SOURCE DATA:
.....
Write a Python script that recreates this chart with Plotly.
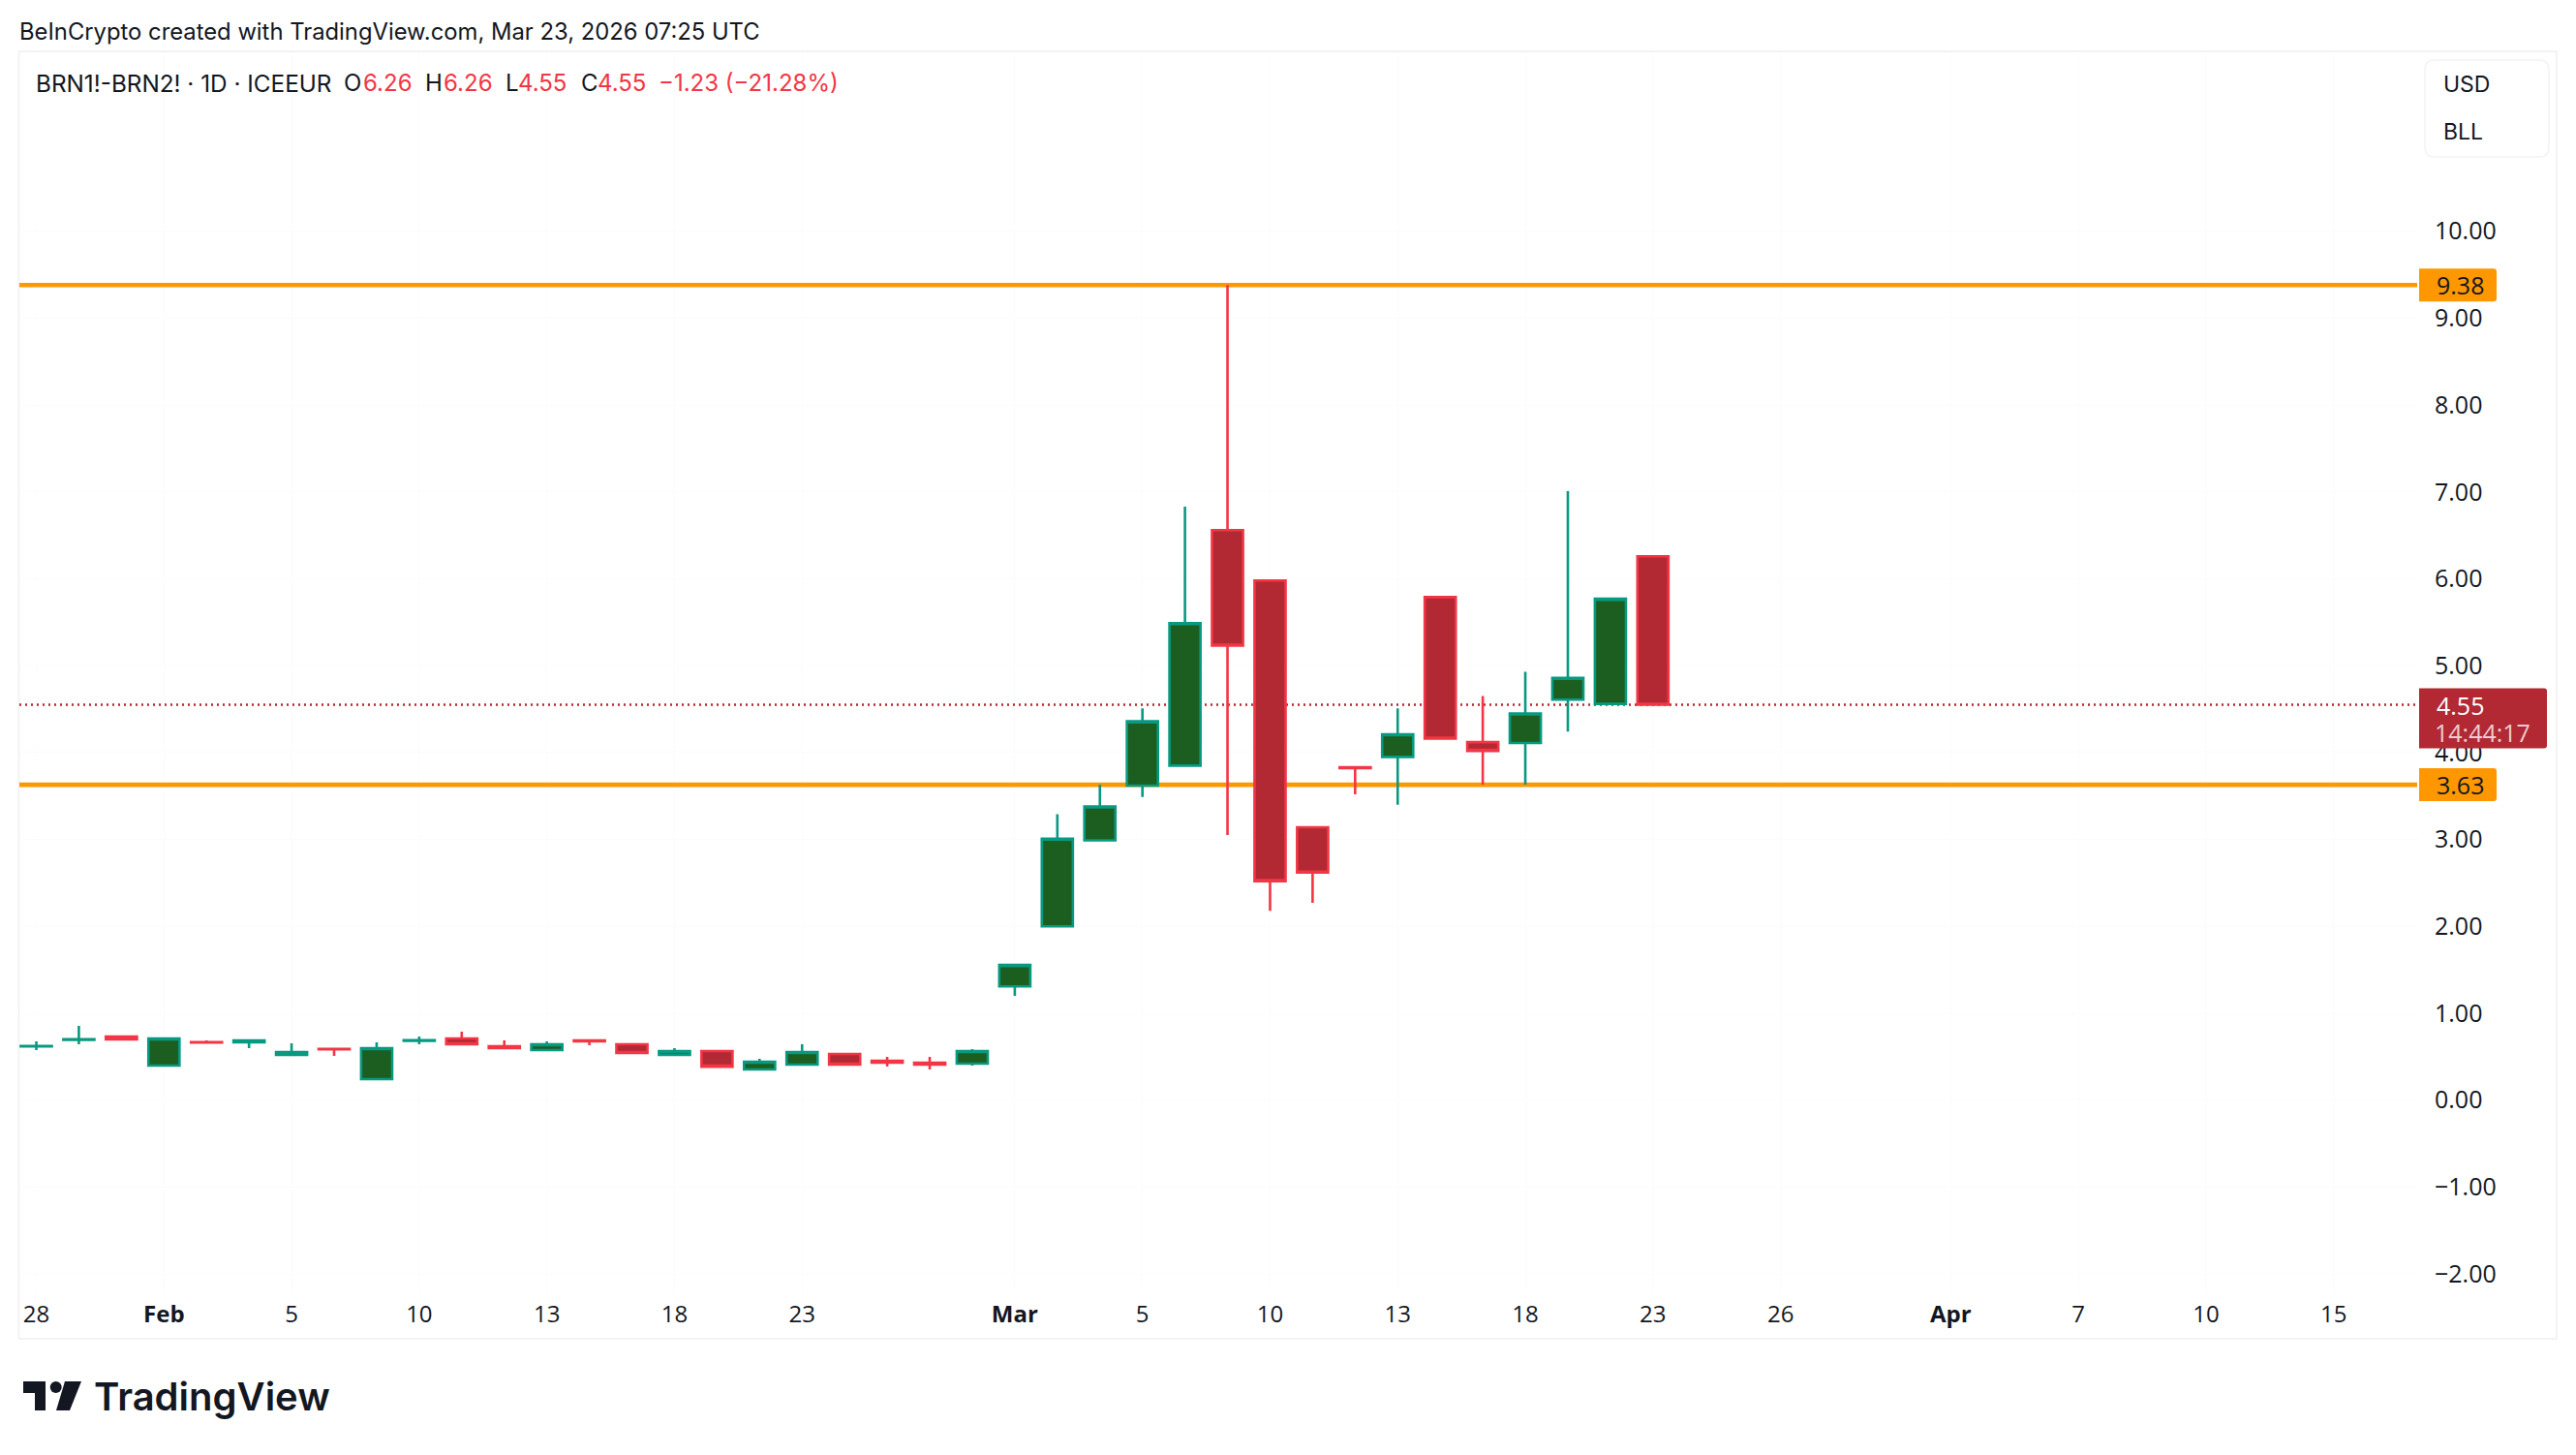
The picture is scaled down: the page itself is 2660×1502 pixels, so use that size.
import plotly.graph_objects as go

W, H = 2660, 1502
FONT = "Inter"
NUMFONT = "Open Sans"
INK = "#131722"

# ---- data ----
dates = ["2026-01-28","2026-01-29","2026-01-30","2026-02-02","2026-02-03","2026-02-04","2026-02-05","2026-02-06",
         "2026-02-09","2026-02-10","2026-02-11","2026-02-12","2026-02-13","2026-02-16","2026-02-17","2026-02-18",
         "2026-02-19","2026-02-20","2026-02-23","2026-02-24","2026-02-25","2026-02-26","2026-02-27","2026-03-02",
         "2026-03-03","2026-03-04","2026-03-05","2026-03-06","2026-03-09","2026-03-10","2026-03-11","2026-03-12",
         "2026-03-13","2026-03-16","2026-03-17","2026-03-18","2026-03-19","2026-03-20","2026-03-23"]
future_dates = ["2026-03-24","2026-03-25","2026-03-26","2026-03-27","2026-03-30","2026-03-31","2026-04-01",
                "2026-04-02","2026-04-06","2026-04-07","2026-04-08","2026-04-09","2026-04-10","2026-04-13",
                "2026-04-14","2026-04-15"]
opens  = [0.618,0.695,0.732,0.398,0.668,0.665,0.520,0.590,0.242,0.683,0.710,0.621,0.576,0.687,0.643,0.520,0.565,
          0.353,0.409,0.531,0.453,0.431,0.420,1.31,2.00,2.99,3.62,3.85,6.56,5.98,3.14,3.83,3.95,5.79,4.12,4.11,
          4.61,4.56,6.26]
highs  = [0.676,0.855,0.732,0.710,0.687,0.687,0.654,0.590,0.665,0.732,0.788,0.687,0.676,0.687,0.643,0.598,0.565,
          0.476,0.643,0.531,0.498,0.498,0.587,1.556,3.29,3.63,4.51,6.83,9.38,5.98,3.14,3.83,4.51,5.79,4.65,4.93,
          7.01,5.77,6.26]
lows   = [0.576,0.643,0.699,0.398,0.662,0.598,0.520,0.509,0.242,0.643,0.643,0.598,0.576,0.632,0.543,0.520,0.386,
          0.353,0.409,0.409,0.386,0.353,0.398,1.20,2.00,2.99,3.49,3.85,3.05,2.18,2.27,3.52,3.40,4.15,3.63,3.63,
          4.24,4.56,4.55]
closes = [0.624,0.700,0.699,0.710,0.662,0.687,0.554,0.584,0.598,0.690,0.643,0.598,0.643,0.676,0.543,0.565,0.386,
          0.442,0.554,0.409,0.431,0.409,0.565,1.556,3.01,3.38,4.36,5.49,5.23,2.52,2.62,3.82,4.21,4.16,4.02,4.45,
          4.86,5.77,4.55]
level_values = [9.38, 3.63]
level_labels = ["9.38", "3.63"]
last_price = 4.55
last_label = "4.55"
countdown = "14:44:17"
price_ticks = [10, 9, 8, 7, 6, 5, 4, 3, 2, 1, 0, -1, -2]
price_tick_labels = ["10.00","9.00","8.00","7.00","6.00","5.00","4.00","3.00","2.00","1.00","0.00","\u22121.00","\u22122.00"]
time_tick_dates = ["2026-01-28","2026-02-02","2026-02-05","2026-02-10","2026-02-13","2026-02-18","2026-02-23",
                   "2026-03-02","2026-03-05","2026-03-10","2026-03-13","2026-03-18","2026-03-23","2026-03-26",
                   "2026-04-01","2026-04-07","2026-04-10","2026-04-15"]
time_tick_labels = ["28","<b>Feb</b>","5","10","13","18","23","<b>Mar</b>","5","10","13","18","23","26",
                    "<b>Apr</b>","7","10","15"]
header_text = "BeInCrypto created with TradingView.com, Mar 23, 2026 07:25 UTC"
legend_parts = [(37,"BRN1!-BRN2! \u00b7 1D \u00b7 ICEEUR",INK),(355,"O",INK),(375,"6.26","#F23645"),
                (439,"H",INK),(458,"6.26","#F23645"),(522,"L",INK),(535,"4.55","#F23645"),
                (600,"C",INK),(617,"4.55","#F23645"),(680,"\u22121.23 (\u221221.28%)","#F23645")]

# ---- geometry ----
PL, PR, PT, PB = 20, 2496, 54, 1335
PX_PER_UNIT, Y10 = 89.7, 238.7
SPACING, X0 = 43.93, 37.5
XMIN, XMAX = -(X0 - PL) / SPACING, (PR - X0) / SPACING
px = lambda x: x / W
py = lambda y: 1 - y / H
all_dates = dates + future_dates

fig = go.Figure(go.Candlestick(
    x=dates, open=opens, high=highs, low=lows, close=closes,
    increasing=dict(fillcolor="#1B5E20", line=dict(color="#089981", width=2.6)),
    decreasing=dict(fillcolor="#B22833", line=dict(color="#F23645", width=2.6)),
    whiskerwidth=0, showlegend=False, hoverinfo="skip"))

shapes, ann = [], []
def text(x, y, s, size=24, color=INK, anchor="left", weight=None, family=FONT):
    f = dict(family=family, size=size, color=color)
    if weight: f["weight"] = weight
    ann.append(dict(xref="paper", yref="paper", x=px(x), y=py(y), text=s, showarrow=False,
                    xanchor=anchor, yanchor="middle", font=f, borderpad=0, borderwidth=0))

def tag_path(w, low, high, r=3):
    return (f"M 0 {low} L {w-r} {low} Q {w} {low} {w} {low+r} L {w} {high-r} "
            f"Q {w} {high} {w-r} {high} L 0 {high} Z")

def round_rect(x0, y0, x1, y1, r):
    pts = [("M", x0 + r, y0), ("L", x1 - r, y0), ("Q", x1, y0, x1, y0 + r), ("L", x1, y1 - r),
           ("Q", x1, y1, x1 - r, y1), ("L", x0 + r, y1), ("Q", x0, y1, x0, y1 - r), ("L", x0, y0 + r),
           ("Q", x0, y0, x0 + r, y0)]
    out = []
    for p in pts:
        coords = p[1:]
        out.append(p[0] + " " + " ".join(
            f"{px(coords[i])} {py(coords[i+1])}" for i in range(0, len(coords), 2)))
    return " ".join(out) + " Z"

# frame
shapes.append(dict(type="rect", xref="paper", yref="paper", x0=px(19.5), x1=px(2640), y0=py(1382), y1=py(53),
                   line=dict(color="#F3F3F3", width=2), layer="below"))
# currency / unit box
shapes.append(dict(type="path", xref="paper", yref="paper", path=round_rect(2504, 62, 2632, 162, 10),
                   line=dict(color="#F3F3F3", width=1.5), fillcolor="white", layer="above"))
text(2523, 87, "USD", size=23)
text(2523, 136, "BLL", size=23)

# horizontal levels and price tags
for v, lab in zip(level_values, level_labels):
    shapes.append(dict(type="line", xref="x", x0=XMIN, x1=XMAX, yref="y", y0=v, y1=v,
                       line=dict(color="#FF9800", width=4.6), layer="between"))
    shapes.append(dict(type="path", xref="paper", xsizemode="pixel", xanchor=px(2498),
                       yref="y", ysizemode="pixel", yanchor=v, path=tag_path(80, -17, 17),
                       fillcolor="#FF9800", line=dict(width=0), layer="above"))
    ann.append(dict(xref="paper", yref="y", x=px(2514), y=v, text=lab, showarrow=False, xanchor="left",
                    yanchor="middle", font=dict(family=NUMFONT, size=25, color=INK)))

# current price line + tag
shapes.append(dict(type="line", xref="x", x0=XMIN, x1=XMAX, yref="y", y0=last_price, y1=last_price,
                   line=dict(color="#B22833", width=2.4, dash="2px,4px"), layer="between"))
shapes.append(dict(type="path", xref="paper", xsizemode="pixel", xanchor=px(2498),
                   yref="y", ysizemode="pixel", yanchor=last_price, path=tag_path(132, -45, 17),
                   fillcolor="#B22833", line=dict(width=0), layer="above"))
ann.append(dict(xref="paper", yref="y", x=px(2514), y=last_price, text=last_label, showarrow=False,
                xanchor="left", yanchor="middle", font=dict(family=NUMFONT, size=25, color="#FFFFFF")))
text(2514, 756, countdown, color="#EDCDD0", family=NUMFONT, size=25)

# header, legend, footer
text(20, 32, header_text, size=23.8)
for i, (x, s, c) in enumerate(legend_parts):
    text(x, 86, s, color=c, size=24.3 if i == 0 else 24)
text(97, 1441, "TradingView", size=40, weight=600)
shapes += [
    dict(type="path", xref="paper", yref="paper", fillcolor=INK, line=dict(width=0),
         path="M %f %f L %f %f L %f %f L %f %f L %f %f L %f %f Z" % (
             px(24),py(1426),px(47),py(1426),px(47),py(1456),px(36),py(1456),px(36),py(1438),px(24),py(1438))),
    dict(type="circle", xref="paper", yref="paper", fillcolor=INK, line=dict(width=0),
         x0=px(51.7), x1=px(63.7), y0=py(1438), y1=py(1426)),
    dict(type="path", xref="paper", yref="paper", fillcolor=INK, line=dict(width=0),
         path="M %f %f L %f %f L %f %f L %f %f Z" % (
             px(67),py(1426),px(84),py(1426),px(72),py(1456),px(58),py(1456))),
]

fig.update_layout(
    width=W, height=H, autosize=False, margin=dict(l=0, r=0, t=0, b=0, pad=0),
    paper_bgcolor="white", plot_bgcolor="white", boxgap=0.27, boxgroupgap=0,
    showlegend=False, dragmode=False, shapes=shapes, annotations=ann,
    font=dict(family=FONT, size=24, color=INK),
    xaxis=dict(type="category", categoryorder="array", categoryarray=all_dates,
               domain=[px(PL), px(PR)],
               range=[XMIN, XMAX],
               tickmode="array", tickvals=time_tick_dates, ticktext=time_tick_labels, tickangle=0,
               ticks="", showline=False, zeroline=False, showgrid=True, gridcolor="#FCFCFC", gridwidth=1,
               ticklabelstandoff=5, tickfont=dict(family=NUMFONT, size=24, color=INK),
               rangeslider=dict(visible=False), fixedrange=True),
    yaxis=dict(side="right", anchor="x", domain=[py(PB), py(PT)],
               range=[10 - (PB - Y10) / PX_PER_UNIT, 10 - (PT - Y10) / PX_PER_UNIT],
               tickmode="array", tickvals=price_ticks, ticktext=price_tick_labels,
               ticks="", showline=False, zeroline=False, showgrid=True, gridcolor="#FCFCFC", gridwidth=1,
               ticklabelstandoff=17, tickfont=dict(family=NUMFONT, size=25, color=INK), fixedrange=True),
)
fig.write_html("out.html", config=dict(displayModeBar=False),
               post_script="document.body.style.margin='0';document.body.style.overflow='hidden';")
.....
TASK GOAL:
Copy out each line of the listing that holds "with".

TASK OUTPUT:
Write a Python script that recreates this chart with Plotly.
header_text = "BeInCrypto created with TradingView.com, Mar 23, 2026 07:25 UTC"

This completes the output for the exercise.